§ Recorded information:

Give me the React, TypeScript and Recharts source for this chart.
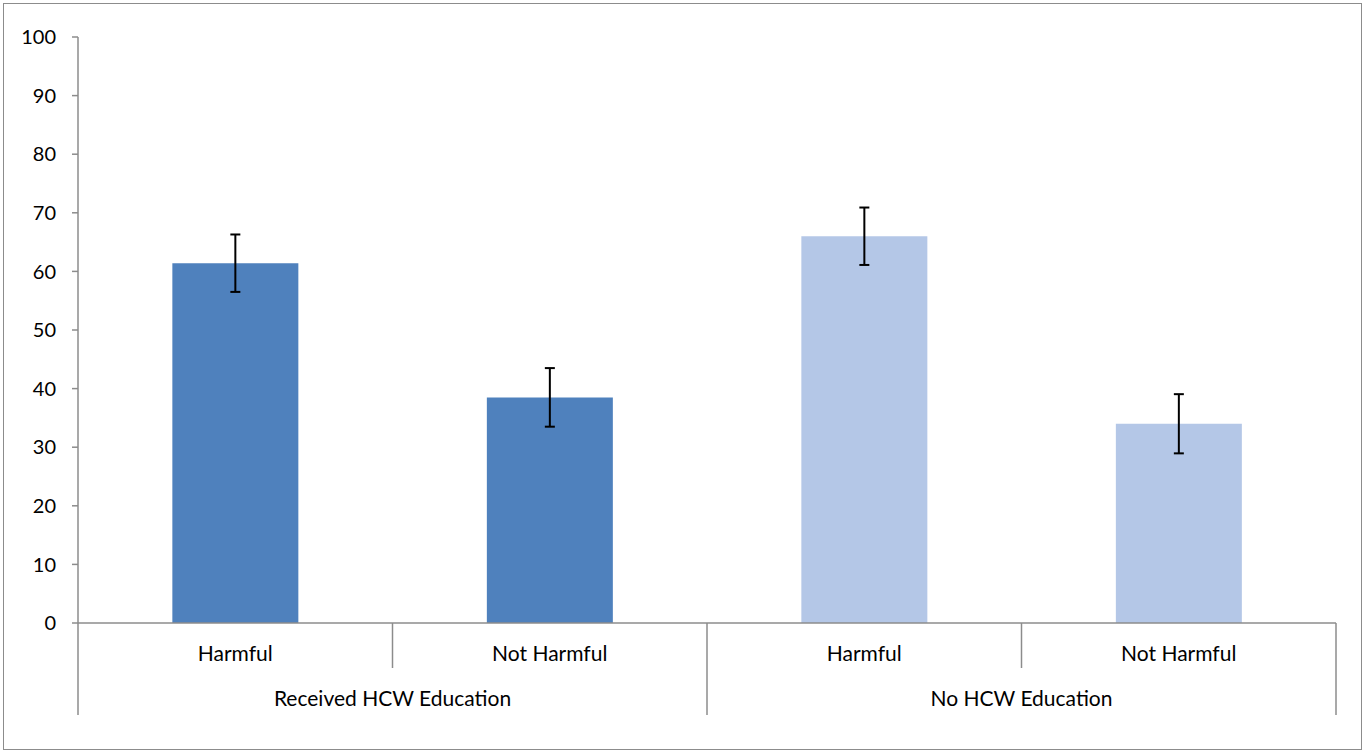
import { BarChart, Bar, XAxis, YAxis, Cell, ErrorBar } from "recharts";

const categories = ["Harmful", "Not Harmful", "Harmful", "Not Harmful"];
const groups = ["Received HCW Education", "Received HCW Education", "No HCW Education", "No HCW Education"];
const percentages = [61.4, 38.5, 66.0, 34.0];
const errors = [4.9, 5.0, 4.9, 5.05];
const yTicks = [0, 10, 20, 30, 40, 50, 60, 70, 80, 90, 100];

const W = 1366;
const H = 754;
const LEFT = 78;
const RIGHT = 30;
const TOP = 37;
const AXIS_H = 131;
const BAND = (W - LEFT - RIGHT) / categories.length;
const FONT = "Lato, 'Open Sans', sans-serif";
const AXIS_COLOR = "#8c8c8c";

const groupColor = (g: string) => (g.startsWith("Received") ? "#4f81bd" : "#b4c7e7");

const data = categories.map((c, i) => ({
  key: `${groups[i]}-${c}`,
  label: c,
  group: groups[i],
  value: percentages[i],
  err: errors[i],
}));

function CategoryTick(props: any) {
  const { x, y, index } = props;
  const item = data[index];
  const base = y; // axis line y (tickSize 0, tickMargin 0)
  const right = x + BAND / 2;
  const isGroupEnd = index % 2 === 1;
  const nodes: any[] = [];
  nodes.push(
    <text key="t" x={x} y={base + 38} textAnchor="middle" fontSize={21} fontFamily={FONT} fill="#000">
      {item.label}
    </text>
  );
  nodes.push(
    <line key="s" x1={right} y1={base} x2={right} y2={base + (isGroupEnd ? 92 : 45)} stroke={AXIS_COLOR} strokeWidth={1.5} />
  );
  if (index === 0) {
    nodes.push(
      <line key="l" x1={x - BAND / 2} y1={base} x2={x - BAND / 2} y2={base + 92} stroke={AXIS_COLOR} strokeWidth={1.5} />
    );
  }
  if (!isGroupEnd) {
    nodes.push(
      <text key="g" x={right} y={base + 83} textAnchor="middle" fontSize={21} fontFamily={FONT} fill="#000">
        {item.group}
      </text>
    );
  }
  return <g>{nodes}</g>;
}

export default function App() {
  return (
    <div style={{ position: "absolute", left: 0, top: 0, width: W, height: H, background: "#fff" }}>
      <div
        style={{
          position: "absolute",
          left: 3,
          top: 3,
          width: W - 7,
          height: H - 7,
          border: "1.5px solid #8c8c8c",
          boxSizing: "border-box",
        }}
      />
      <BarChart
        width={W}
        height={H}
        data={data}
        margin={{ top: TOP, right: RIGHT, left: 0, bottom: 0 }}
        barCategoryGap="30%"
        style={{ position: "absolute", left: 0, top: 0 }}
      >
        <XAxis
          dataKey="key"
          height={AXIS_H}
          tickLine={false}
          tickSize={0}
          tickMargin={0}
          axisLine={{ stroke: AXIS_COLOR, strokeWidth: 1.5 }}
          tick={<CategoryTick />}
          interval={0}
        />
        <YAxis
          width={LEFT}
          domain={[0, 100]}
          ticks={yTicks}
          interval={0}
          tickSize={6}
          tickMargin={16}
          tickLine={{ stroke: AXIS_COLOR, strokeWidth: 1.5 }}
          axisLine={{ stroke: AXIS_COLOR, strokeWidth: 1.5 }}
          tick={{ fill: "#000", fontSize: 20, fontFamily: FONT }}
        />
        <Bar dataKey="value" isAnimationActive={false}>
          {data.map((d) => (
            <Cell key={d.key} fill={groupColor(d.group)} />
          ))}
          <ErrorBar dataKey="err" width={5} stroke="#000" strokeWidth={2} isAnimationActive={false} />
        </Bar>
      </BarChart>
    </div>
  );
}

§ What to produce: Restate the material word for word from its first line through the line containing "80, 90, 100];", both included; the pictures do not belong in it.

§ Worked solution:
Give me the React, TypeScript and Recharts source for this chart.
import { BarChart, Bar, XAxis, YAxis, Cell, ErrorBar } from "recharts";

const categories = ["Harmful", "Not Harmful", "Harmful", "Not Harmful"];
const groups = ["Received HCW Education", "Received HCW Education", "No HCW Education", "No HCW Education"];
const percentages = [61.4, 38.5, 66.0, 34.0];
const errors = [4.9, 5.0, 4.9, 5.05];
const yTicks = [0, 10, 20, 30, 40, 50, 60, 70, 80, 90, 100];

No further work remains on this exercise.